Evidente il tentativo strumentale del dossier di mons. Viganò di attribuire responsabilità a papa Francesco, ma risulta per nulla credibile se si considera la dura presa di posizione pubblica nei confronti di McCarrick. Molti hanno ritenuto una patetica vendetta l’iniziativa del prelato, personaggio dal carattere puntuto, capace di farsi molti nemici tra i suoi collaboratori, come dimostrano non solo le controversie suscitate quando era responsabile del Governatorato vaticano, carica che gli aveva fatto intravedere come atto dovuto e meritato il cappello cardinalizio, degna conclusione del proprio cursus onorum. Invece Francesco, lo ha invitato a far ritorno in diocesi una volta raggiunti i limiti d’età, bloccando per sempre speranze che avevano consolidato nel monsignore il convincimento che tutto gli fosse dovuto, purperei galeri e, gratis, appartamenti principeschi. Che il carattere del presule comasco non sia dei più facili lo si può dedurre anche dalle dichiarazioni dall’anziano fratello, sacerdote anche lui, malato e non assistito dal monsignore, il quale per motivi d’interesse ereditari ha perturbato anche la pace familiare chiamando in giudizio la sorella!
Sarebbe stato molto meglio lavare i panni sporchi in famiglia e praticare un saggio silenzio di riparazione invece di gridare ai quatto venti richiamando l’interessata attenzione di chi è sempre pronto a insidiare la rotta della navicella di Pietro per sbalzare dal timore il successore di Pietro. Chiedere, come fa il Viganò, la testa di Bergoglio appare un’evidente “vendetta”, altrimenti non si spiega perché abbia taciuto per cinque anni sulla spiacevole e spinosa vicenda di McCarrick, contro il quale Francesco ha preso una decisione che non ha precedenti nella storia più recente della Chiesa. Infatti, dopo i primi risvolti di un formale processo canonico, lo ha depennato dalla lista dei porporati. Patetico quindi il durissimo attacco contro di lui accusandolo di abdicare “al mandato che Cristo diede a Pietro di confermare i fratelli. Anzi con la sua azione li ha divisi, li induce in errore, incoraggia i lupi nel continuare a dilaniare le pecore del gregge di Cristo”.

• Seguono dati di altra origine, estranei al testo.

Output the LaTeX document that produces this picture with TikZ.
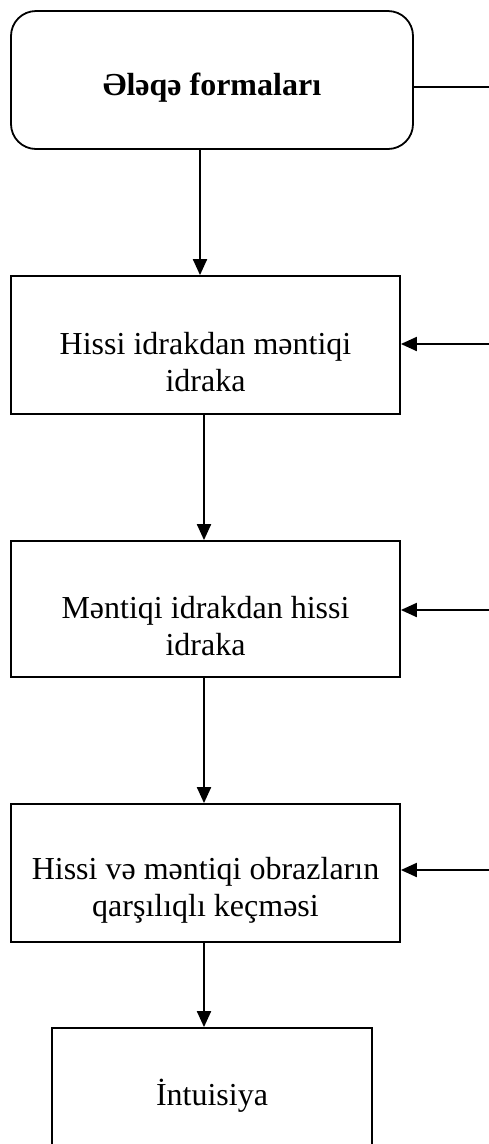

Anche in questa vicenda il papa conferma il saggio discernimento col quale opera. Infatti, mentre ancora imperversano le discussioni sul dossier dell’ex nunzio, in modo allusivo vi ha fatto riferimento lo scorso lunedì richiamando la prima qualità della verità: la sua silenziosa mitezza. Quando ci si imbatte in “persone che cercano soltanto lo scandalo, che cercano soltanto la divisione” – ha precisato il pontefice durante la messa a Santa Marta – allora l’unica strada da percorrere è quella del “silenzio” accompagnato dalla “preghiera”, imitando la dignità di Gesù, il quale col suo silenzio s’impone agli avversari nelle situazioni più difficili, un silenzio vittorioso, anche se comporta la necessità di abbracciare una croce. Certo non è facile imitarlo, ma quanta dignità c’è nel cristiano che, fidando nella forza di Dio, pratica il silenzio con le persone che cercano soltanto lo scandalo.